Machine Learning Algorithms Making the E-Discovery Process Much Less Painful

Machine learning is a type of artificial intelligence which evolved from the study of pattern recognition. Through the construction of algorithms, machines can make predictions on data versus following preprogrammed commands. What’s more, these algorithms can make independent decisions when new data is applied. As computer processing power improves, this technology can be applied to much larger data sets for reliable, repeatable results. This is the technology behind self-driving cars, fraud detection and data mining for online advertising.

The legal field has also found an application for machine learning algorithms to reduce the cost of document review.  Specifically, these algorithms have been applied to doc review solutions such as; Computer Assisted Review, Technology Assisted Review (TAR), and predictive coding. The growth of email and storing of documents electronically, gave rise to the e-discovery industry in the early 2000’s.  The exponential data growth is outpacing the traditional e-discovery methodology of filtering/searching to reduce data sets for review hosting. Pressure to reduce these costs, including pricey attorney review hours, had solution providers looking around for an answer. The potential application of TAR to legal document discovery quickly made it the industry “holy grail”. However, TAR solutions for e-discovery were mostly limited to industry conference circuits and talking heads. By 2012 the technology had matured enough begin to deliver on its promise to revolutionize doc review with a reliable alternative to traditional attorney review.

As technology advances, so does the expectations of courts when handling electronic documents. Judges now have little leniency for incomplete preservation or collection efforts, which has changed since the early 2000’s. Assuming a proper legal hold was in place, attorneys and third party providers are expected to provide all relevant email, user created e-docs, and associated metadata. If not, they face possible sanctions. Similarly, judges are just starting to push firms to use TAR to conserve legal spending resources, versus limiting discovery due to data volume. One example of a court ordered use of automated coding in a federal case occurred very recently. Judge Peck, from the United States Southern District Court of New York, in the case of Da Silva Moore v. Publicic Groupe et al., ordered litigants to use computer assisted review instead of only using keyword searches. He reasoned there was a likelihood of fewer mistakes in the document review process using this new technology since it could quickly recognize relevant information that simple keyword searching would miss. The future of machine learning is not only focused on reducing cost, but it also has the ability to push technology review past the limits of keyword filters.

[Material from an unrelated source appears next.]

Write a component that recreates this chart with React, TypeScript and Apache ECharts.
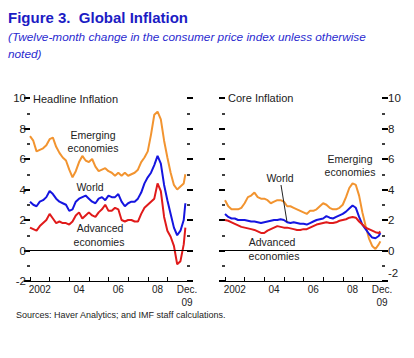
import React, { useEffect, useRef } from "react";
import * as echarts from "echarts";

// Month index from Jan 2002 (0) ... Dec 2009 (95)
const months: number[] = Array.from({ length: 48 }, (_, i) => i * 2).concat([95]);

const headlineEmerging = [7.5,7.2,6.5,6.6,6.7,6.9,7.3,7.4,6.8,6.4, 6.1,5.9,5.3,4.8,5.2,5.8,6.2,5.9,5.8,6.0, 5.5,5.2,5.3,5.4,5.2,5.1,4.9,5.1,4.9,5.1, 4.9,5.0,5.1,5.3,5.8,6.1,6.5,7.6,8.9,9.1, 8.6,7.2,6.1,5.1,4.3,4.0,4.2,4.4,5.0];
const headlineWorld = [3.2,3.0,2.9,3.2,3.3,3.5,3.9,3.7,3.4,3.2, 3.1,3.0,2.6,2.7,3.2,3.4,3.5,3.6,3.4,3.2, 3.1,3.4,3.5,3.3,3.6,3.5,3.5,3.7,3.2,2.9, 3.1,3.2,3.2,3.4,3.8,4.4,4.8,5.1,5.6,6.2, 5.7,4.3,3.3,2.4,1.5,1.0,1.3,2.0,3.1];
const headlineAdvanced = [1.5,1.4,1.3,1.6,1.8,2.0,2.4,2.1,1.8,1.9, 1.8,1.8,1.7,1.9,2.3,2.5,2.1,2.3,2.5,2.3, 2.2,2.5,2.7,3.0,2.6,2.6,2.8,2.7,2.0,1.9, 2.0,2.0,1.9,1.9,2.4,2.8,3.0,3.2,3.4,4.4, 3.9,2.2,1.3,0.9,0.3,-0.9,-0.7,0.4,1.5];

const coreEmerging = [3.3,2.9,2.7,2.7,2.7,2.8,3.1,3.5,3.6,3.8, 3.5,3.4,3.4,3.3,3.1,3.2,3.3,3.3,3.2,2.9, 2.9,2.8,2.7,2.6,2.5,2.4,2.6,2.6,2.7,2.9, 3.1,3.0,2.8,2.7,2.7,2.8,3.0,3.5,4.1,4.4, 4.3,3.6,2.5,1.6,0.8,0.3,0.1,0.4,0.6];
const coreWorld = [2.4,2.2,2.1,2.1,2.0,2.0,2.0,1.95,1.9,1.9, 1.85,1.8,1.85,1.9,1.95,2.0,2.0,2.05,2.0,1.85, 1.8,1.85,1.8,1.75,1.75,1.7,1.8,1.9,2.0,2.05, 2.1,2.25,2.15,2.1,2.2,2.3,2.4,2.55,2.75,2.95, 2.8,2.2,1.7,1.4,1.1,0.85,0.8,0.95,1.15];
const coreAdvanced = [2.0,1.95,1.85,1.75,1.65,1.55,1.5,1.45,1.4,1.35, 1.25,1.15,1.15,1.3,1.4,1.5,1.6,1.55,1.5,1.5, 1.45,1.4,1.35,1.35,1.4,1.4,1.5,1.6,1.7,1.75, 1.8,1.85,1.8,1.8,1.85,1.95,2.0,2.05,2.15,2.2, 2.15,1.9,1.7,1.5,1.4,1.3,1.2,1.15,1.25];

const yearTicks = [0, 12, 24, 36, 48, 60, 72, 84];
const xLabelPos = [6, 30, 54, 78, 96];
const xLabelText = ["2002", "04", "06", "08", "Dec.\n09"];

const ORANGE = "#f29430";
const BLUE = "#1515e0";
const RED = "#e01a1a";
const FONT = "Liberation Sans, Arial, sans-serif";

const pair = (vals: number[]) => months.map((m, i) => [m, vals[i]]);

export default function App() {
  const ref = useRef<HTMLDivElement>(null);
  useEffect(() => {
    if (!ref.current) return;
    const chart = echarts.init(ref.current, null, { renderer: "svg" });

    const xAxisCfg = (gridIndex: number) => ({
      type: "value",
      gridIndex,
      min: 0,
      max: 96,
      axisLine: { show: true, onZero: false, lineStyle: { color: "#000", width: 1 } },
      axisTick: {
        show: true,
        inside: true,
        length: 4,
        customValues: yearTicks,
        lineStyle: { color: "#000", width: 1 },
      },
      axisLabel: {
        show: true,
        customValues: xLabelPos,
        formatter: (v: number) => {
          const i = xLabelPos.indexOf(Math.round(v));
          return i >= 0 ? xLabelText[i] : "";
        },
        fontFamily: FONT,
        fontSize: 10,
        color: "#222",
        margin: 2,
        lineHeight: 13,
      },
      splitLine: { show: false },
    });

    const yAxisCfg = (gridIndex: number, position: string, showLabel: boolean, raiseLow: boolean) => ({
      type: "value",
      gridIndex,
      position,
      min: -2,
      max: 10,
      interval: 2,
      axisLine: { show: true, lineStyle: { color: "rgba(0,0,0,0)" } },
      axisTick: { show: true, length: 6, lineStyle: { color: "#000", width: 2 } },
      minorTick: { show: true, splitNumber: 2, length: 3, lineStyle: { color: "#000", width: 1.5 } },
      axisLabel: {
        show: showLabel,
        fontFamily: FONT,
        fontSize: 11.5,
        color: "#222",
        margin: raiseLow ? 6 : 4,
        formatter: (v: number) => (raiseLow && v === -2 ? "{low|-2}" : String(v)),
        rich: { low: { fontFamily: FONT, fontSize: 11.5, color: "#222", padding: [0, 0, 16, 0] } },
      },
      splitLine: { show: false },
      minorSplitLine: { show: false },
    });

    const zeroLine = {
      silent: true,
      symbol: "none",
      label: { show: false },
      lineStyle: { color: "#000", width: 1, type: "solid" },
      data: [{ yAxis: 0 }],
    };

    const line = (name: string, vals: number[], color: string, xi: number, yi: number, mark = false) => ({
      type: "line",
      name,
      xAxisIndex: xi,
      yAxisIndex: yi,
      data: pair(vals),
      showSymbol: false,
      symbol: "none",
      lineStyle: { color, width: 2 },
      itemStyle: { color },
      z: 3,
      ...(mark ? { markLine: zeroLine } : {}),
    });

    const txt = (text: string, x: number, y: number, opts: any = {}) => ({
      type: "text",
      x,
      y,
      style: {
        text,
        font: opts.font || `11px ${FONT}`,
        fill: opts.fill || "#222",
        textAlign: opts.align || "left",
        textVerticalAlign: "middle",
      },
    });

    chart.setOption({
      animation: false,
      backgroundColor: "#fff",
      grid: [
        { left: 30, right: 227, top: 98, bottom: 77 },
        { left: 225, right: 32, top: 98, bottom: 77 },
      ],
      xAxis: [xAxisCfg(0), xAxisCfg(1)],
      yAxis: [
        yAxisCfg(0, "left", true, false),
        yAxisCfg(0, "right", false, false),
        yAxisCfg(1, "left", false, false),
        yAxisCfg(1, "right", true, true),
      ],
      series: [
        line("Headline Emerging", headlineEmerging, ORANGE, 0, 0, true),
        line("Headline World", headlineWorld, BLUE, 0, 0),
        line("Headline Advanced", headlineAdvanced, RED, 0, 0),
        line("Core Emerging", coreEmerging, ORANGE, 1, 2, true),
        line("Core World", coreWorld, BLUE, 1, 2),
        line("Core Advanced", coreAdvanced, RED, 1, 2),
      ],
      graphic: [
        txt("Figure 3.  Global Inflation", 8, 17, { font: `bold 15px ${FONT}`, fill: "#1c1cc4" }),
        txt("(Twelve-month change in the consumer price index unless otherwise", 8, 37, {
          font: `italic 11.8px ${FONT}`,
          fill: "#2a2ad0",
        }),
        txt("noted)", 8, 54, { font: `italic 11.8px ${FONT}`, fill: "#2a2ad0" }),
        txt("Headline Inflation", 33, 99, { font: `11px ${FONT}` }),
        txt("Core Inflation", 228, 98, { font: `11px ${FONT}` }),
        txt("Emerging", 93, 135, { font: `10.5px ${FONT}`, align: "center" }),
        txt("economies", 93, 148, { font: `10.5px ${FONT}`, align: "center" }),
        txt("World", 90, 187, { font: `10.5px ${FONT}`, align: "center" }),
        txt("Advanced", 100, 228, { font: `10.5px ${FONT}`, align: "center" }),
        txt("economies", 99, 242, { font: `10.5px ${FONT}`, align: "center" }),
        txt("Emerging", 350, 159, { font: `10.5px ${FONT}`, align: "center" }),
        txt("economies", 350, 172, { font: `10.5px ${FONT}`, align: "center" }),
        txt("World", 280, 178, { font: `10.5px ${FONT}`, align: "center" }),
        {
          type: "line",
          shape: { x1: 281, y1: 185, x2: 287, y2: 222 },
          style: { stroke: "#222", lineWidth: 1 },
          z: 10,
        },
        txt("Advanced", 272, 242, { font: `10.5px ${FONT}`, align: "center" }),
        txt("economies", 274, 256, { font: `10.5px ${FONT}`, align: "center" }),
        txt("Sources: Haver Analytics; and IMF staff calculations.", 16, 315, { font: `9px ${FONT}` }),
      ],
    });
    return () => chart.dispose();
  }, []);
  return (
    <div
      ref={ref}
      style={{ position: "absolute", left: 0, top: 0, width: 414, height: 358, background: "#fff" }}
    />
  );
}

This technology is not perfect or 100% accurate, but neither is attorney review. The biggest benefit on the horizon for law firms and their clients will be the application of TAR to an initial “first pass” review of docs. This removes the unnecessary hourly rates of young associates or doc review centers, who review data relevant to the case, or privileged communications. Removing this low hanging fruit conserves attorney billable hours for the more complex review issues of e-discovery. The attorneys benefit from avoiding doc intensive cases that take up a lot of their time, leaving bandwidth for other matters.